Written instruction:
Extract the opening line of the entries and every line after it, stopping at and including the line that contains "import * as". Do not include pictures.

Information provided:
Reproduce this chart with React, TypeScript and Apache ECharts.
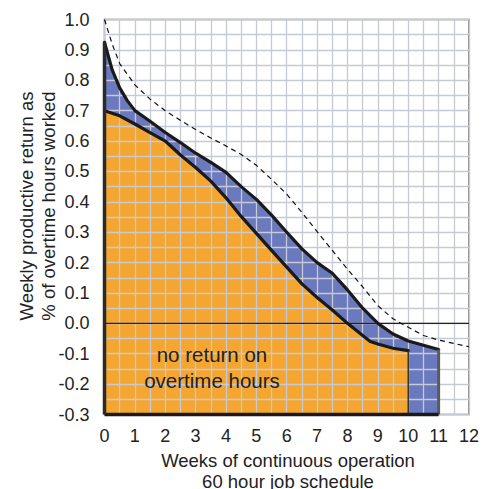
import React, { useEffect, useRef } from "react";
import * as echarts from "echarts";

// Upper bound (dashed) – weekly productive return
const dashedLine: [number, number][] = [
  [0, 1.0], [0.25, 0.92], [0.5, 0.855], [1, 0.785], [1.5, 0.738], [2, 0.7],
  [2.5, 0.668], [3, 0.638], [3.5, 0.61], [4, 0.584], [4.5, 0.556], [5, 0.52],
  [5.5, 0.474], [6, 0.425], [6.5, 0.365], [7, 0.302], [7.5, 0.24], [8, 0.178],
  [8.5, 0.12], [9, 0.058], [9.5, 0.015], [9.8, -0.002], [10.5, -0.04],
  [11, -0.055], [11.5, -0.066], [12, -0.077],
];

// Upper edge of blue band
const blueLine: [number, number][] = [
  [0, 0.925], [0.25, 0.835], [0.5, 0.775], [0.75, 0.733], [1, 0.7],
  [1.5, 0.665], [2, 0.628], [2.5, 0.595], [3, 0.56], [3.5, 0.53], [4, 0.497],
  [4.5, 0.45], [5, 0.408], [5.5, 0.356], [6, 0.3], [6.5, 0.245], [7, 0.2],
  [7.5, 0.165], [8, 0.11], [8.5, 0.05], [9, 0.0], [9.5, -0.035], [10, -0.058],
  [10.5, -0.072], [11, -0.086],
];

// Upper edge of orange area
const orangeLine: [number, number][] = [
  [0, 0.7], [0.5, 0.683], [1, 0.656], [1.5, 0.628], [2, 0.6], [2.5, 0.554],
  [3, 0.513], [3.5, 0.468], [4, 0.413], [4.5, 0.352], [5, 0.296], [5.5, 0.24],
  [6, 0.185], [6.5, 0.13], [7, 0.085], [7.5, 0.044], [8, 0.0], [8.5, -0.04],
  [8.75, -0.06], [9, -0.068], [9.5, -0.082], [10, -0.09],
];

const xTicks = [0, 1, 2, 3, 4, 5, 6, 7, 8, 9, 10, 11, 12];
const yTicks = [-0.3, -0.2, -0.1, 0.0, 0.1, 0.2, 0.3, 0.4, 0.5, 0.6, 0.7, 0.8, 0.9, 1.0];
const yMin = -0.3;
const yMax = 1.0;
const xMax = 12;

const annotation = ["no return on", "overtime hours"];
const yTitle = ["Weekly productive return as", "% of overtime hours worked"];
const xTitle = ["Weeks of continuous operation", "60 hour job schedule"];

const ORANGE = "#F4A630";
const BLUE = "#6B79BE";
const GRID = "#c6cad4";
const FONT = "Liberation Sans, Arial, sans-serif";

export default function App() {
  const ref = useRef<HTMLDivElement>(null);
  useEffect(() => {
    if (!ref.current) return;
    const chart = echarts.init(ref.current, undefined, { renderer: "svg" });
    const last = <T,>(a: T[]) => a[a.length - 1];
    const blueArea = [...blueLine, [last(blueLine)[0], yMin]];
    const orangeArea = [...orangeLine, [last(orangeLine)[0], yMin]];
    const edge = (data: any[], color: string, width: number, z = 5, extra: any = {}) => ({
      type: "line",
      data,
      showSymbol: false,
      symbol: "none",
      clip: false,
      z,
      silent: true,
      lineStyle: { color, width, ...extra },
    });
    chart.setOption({
      animation: false,
      textStyle: { fontFamily: FONT },
      grid: {
        left: 104.5,
        top: 19.5,
        width: 365,
        height: 395,
        show: true,
        borderColor: "#707070",
        borderWidth: 1.5,
        backgroundColor: "transparent",
      },
      xAxis: {
        type: "value",
        min: 0,
        max: xMax,
        interval: 1,
        z: 3,
        axisLine: { show: false },
        axisTick: { show: false },
        axisLabel: {
          fontSize: 18,
          color: "#222",
          margin: 12,
          fontFamily: FONT,
          formatter: (v: number) => (xTicks.includes(v) ? String(v) : ""),
        },
        splitLine: { show: true, lineStyle: { color: GRID, width: 1.3 } },
        minorTick: { show: false, splitNumber: 2 },
        minorSplitLine: { show: true, lineStyle: { color: GRID, width: 1.3 } },
      },
      yAxis: {
        type: "value",
        min: yMin,
        max: yMax,
        interval: 0.1,
        z: 3,
        axisLine: { show: false },
        axisTick: { show: false },
        axisLabel: {
          fontSize: 18,
          color: "#222",
          margin: 15,
          fontFamily: FONT,
          formatter: (v: number) => {
            const t = yTicks.find((y) => Math.abs(y - v) < 1e-6);
            return t === undefined ? "" : t.toFixed(1);
          },
        },
        splitLine: { show: true, lineStyle: { color: GRID, width: 1.3 } },
        minorTick: { show: false, splitNumber: 2 },
        minorSplitLine: { show: true, lineStyle: { color: GRID, width: 1.3 } },
      },
      series: [
        {
          type: "line",
          data: blueArea,
          showSymbol: false,
          symbol: "none",
          z: 1,
          lineStyle: { width: 0 },
          areaStyle: { color: BLUE, opacity: 1, origin: "start" },
        },
        {
          type: "line",
          data: orangeArea,
          showSymbol: false,
          symbol: "none",
          z: 1,
          lineStyle: { width: 0 },
          areaStyle: { color: ORANGE, opacity: 1, origin: "start" },
        },
        edge([[0, 0], [xMax, 0]], "#222", 1.3, 5),
        edge(dashedLine, "#111", 1.2, 5, { type: [5, 4] }),
        edge(blueLine, "#1a1a1a", 3.2, 6, { join: "round", cap: "round" }),
        edge(orangeLine, "#1a1a1a", 3.2, 6, { join: "round", cap: "round" }),
        edge([last(orangeLine), [last(orangeLine)[0], yMin]], "#333", 1.5, 6),
        edge([last(blueLine), [last(blueLine)[0], yMin]], "#5a5a5a", 3, 6),
        edge([[0, yMin], [last(blueLine)[0], yMin]], "#1a1a1a", 3.5, 7),
        edge([[0, yMin], blueLine[0]], "#2a2a2a", 3.5, 7),
      ],
      graphic: [
        {
          type: "text",
          x: 212,
          y: 354,
          z: 10,
          style: { text: annotation[0], font: `20.5px ${FONT}`, fill: "#222", align: "center", verticalAlign: "middle" },
        },
        {
          type: "text",
          x: 212,
          y: 380,
          z: 10,
          style: { text: annotation[1], font: `20.5px ${FONT}`, fill: "#222", align: "center", verticalAlign: "middle" },
        },
        {
          type: "text",
          x: 288,
          y: 460,
          style: { text: xTitle[0], font: `18.5px ${FONT}`, fill: "#222", align: "center", verticalAlign: "middle" },
        },
        {
          type: "text",
          x: 288,
          y: 481,
          style: { text: xTitle[1], font: `18.5px ${FONT}`, fill: "#222", align: "center", verticalAlign: "middle" },
        },
        {
          type: "text",
          x: 26,
          y: 206,
          rotation: Math.PI / 2,
          style: { text: yTitle[0], font: `18.5px ${FONT}`, fill: "#222", align: "center", verticalAlign: "middle" },
        },
        {
          type: "text",
          x: 48,
          y: 206,
          rotation: Math.PI / 2,
          style: { text: yTitle[1], font: `18.5px ${FONT}`, fill: "#222", align: "center", verticalAlign: "middle" },
        },
      ],
    });
    return () => chart.dispose();
  }, []);
  return (
    <div
      ref={ref}
      style={{ position: "fixed", left: 0, top: 0, width: 482, height: 489, background: "#fff" }}
    />
  );
}
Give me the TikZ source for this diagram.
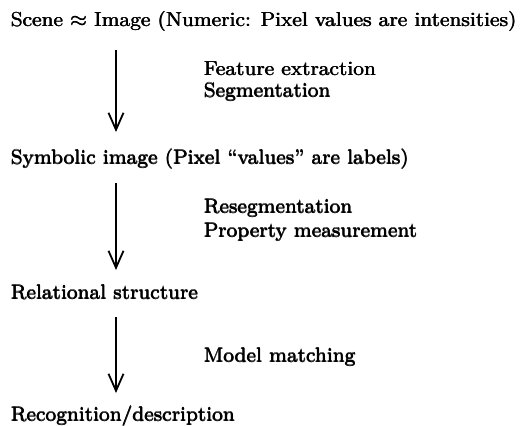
\documentclass[tikz,border=0pt]{standalone}
\usetikzlibrary{arrows.meta}
\newcommand\heavytext[1]{\rlap{\kern0.25pt #1}\rlap{\raisebox{0.15pt}{\kern0.12pt #1}}#1}
\begin{document}
\begin{tikzpicture}[x=1pt,y=-1pt,
  stagetext/.style={anchor=base west,inner sep=0pt,font=\fontsize{8}{10}\selectfont,scale=2.52,transform shape},
  flow/.style={line width=1.8pt,-{Straight Barb[length=17pt,width=15pt,line width=1.8pt]}}]
\useasboundingbox (0,0) rectangle (526,425);
\node[stagetext] (s1) at (10,27) {\heavytext{Scene $\approx$ Image (Numeric: Pixel values are intensities)}};
\node[stagetext] (s2) at (10,164) {\heavytext{Symbolic image (Pixel ``values'' are labels)}};
\node[stagetext] (s3) at (10,299) {\heavytext{Relational structure}};
\node[stagetext] (s4) at (10,421) {\heavytext{Recognition/description}};
\coordinate (a1s) at (116,50);
\coordinate (a1e) at (116,132);
\coordinate (a2s) at (116,183);
\coordinate (a2e) at (116,270);
\coordinate (a3s) at (116,317);
\coordinate (a3e) at (116,393);
\draw[flow] (a1s) -- (a1e);
\draw[flow] (a2s) -- (a2e);
\draw[flow] (a3s) -- (a3e);
\node[stagetext] (l1a) at (203,76) {\heavytext{Feature extraction}};
\node[stagetext] (l1b) at (203,97) {\heavytext{Segmentation}};
\node[stagetext] (l2a) at (203,213) {\heavytext{Resegmentation}};
\node[stagetext] (l2b) at (203,237) {\heavytext{Property measurement}};
\node[stagetext] (l3) at (203,362) {\heavytext{Model matching}};
\end{tikzpicture}
\end{document}
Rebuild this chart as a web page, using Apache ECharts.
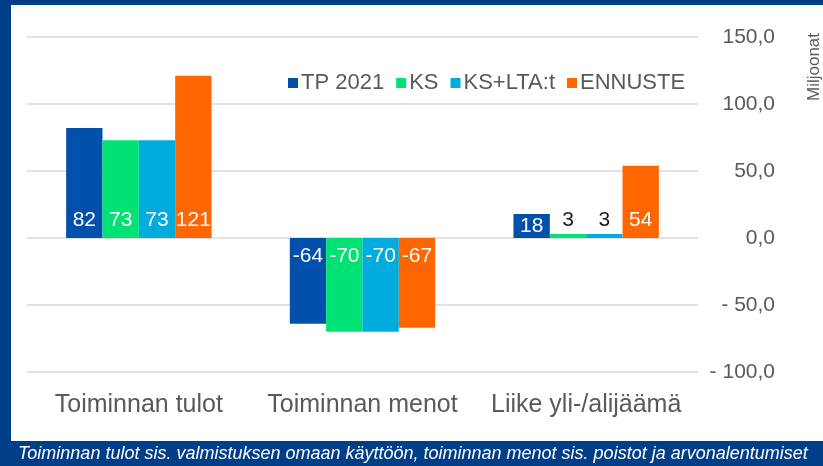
<!DOCTYPE html>
<html><head><meta charset="utf-8">
<script src="https://cdn.jsdelivr.net/npm/echarts@6/dist/echarts.min.js"></script>
<style>html,body{margin:0;padding:0;background:#003E87;}#c{width:823px;height:466px;}</style>
</head><body><div id="c"></div>
<script>
const categories = ['Toiminnan tulot', 'Toiminnan menot', 'Liike yli-/alijäämä'];
const seriesNames = ['TP 2021', 'KS', 'KS+LTA:t', 'ENNUSTE'];
const tp2021 = [82, -64, 18];
const ks = [73, -70, 3];
const ksLta = [73, -70, 3];
const ennuste = [121, -67, 54];
const yTicks = [-100, -50, 0, 50, 100, 150];
const footnote = 'Toiminnan tulot sis. valmistuksen omaan käyttöön, toiminnan menot sis. poistot ja arvonalentumiset';
const unitName = 'Miljoonat';

const colors = ['#0050AC', '#00E374', '#00ACDE', '#FF6600'];
const FONT = '"Liberation Sans Narrow", "Liberation Sans", sans-serif';
const allData = [tp2021, ks, ksLta, ennuste];

function labelFor(v) {
  const a = Math.abs(v);
  if (a < 10) return { position: 'top', color: '#1a1a1a', distance: 3 };
  if (v < 0) return { position: 'insideTop', color: '#ffffff', distance: 8 };
  return { position: 'insideBottom', color: '#ffffff', distance: a < 30 ? 1 : 7 };
}

const chart = echarts.init(document.getElementById('c'), null, { renderer: 'canvas' });
chart.setOption({
  backgroundColor: '#003E87',
  animation: false,
  textStyle: { fontFamily: FONT },
  graphic: [
    { type: 'rect', z: -10, shape: { x: 11, y: 5, width: 812, height: 436 }, style: { fill: '#ffffff' } },
    { type: 'text', left: 18, top: 445, style: { text: footnote, fill: '#ffffff', font: 'italic 18px ' + FONT } },
    { type: 'text', x: 806, y: 101, rotation: Math.PI / 2, style: { text: unitName, fill: '#595959', font: '17px "Liberation Sans", sans-serif' } }
  ],
  legend: {
    data: seriesNames,
    left: 283, top: 67,
    itemWidth: 10, itemHeight: 10, itemGap: 12,
    icon: 'rect',
    textStyle: { fontSize: 22, color: '#595959', fontFamily: FONT, padding: [0, 0, 0, -2] }
  },
  grid: { left: 27, right: 125, top: 37, bottom: 94, containLabel: false },
  xAxis: {
    type: 'category', data: categories,
    axisLine: { show: false }, axisTick: { show: false },
    axisLabel: { fontSize: 25, color: '#595959', margin: 21, interval: 0, fontFamily: FONT }
  },
  yAxis: {
    type: 'value', position: 'right', min: -100, max: 150, interval: 50,
    axisLine: { show: false }, axisTick: { show: false },
    splitLine: { lineStyle: { color: '#D9D9D9', width: 1.5 } },
    axisLabel: {
      fontSize: 21, color: '#595959', align: 'right', margin: 77, fontFamily: FONT,
      formatter: v => (v < 0 ? '- ' + Math.abs(v).toFixed(1) : v.toFixed(1)).replace('.', ',')
    }
  },
  series: seriesNames.map((name, i) => ({
    name, type: 'bar',
    barCategoryGap: '35%', barGap: '0%',
    itemStyle: { color: colors[i] },
    label: { show: true, fontSize: 21, fontFamily: FONT },
    data: allData[i].map(v => ({ value: v, label: labelFor(v) }))
  }))
});
</script></body></html>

Result below:
Reproduce this chart with React, TypeScript and Apache ECharts.
import React, { useEffect, useRef } from "react";
import * as echarts from "echarts";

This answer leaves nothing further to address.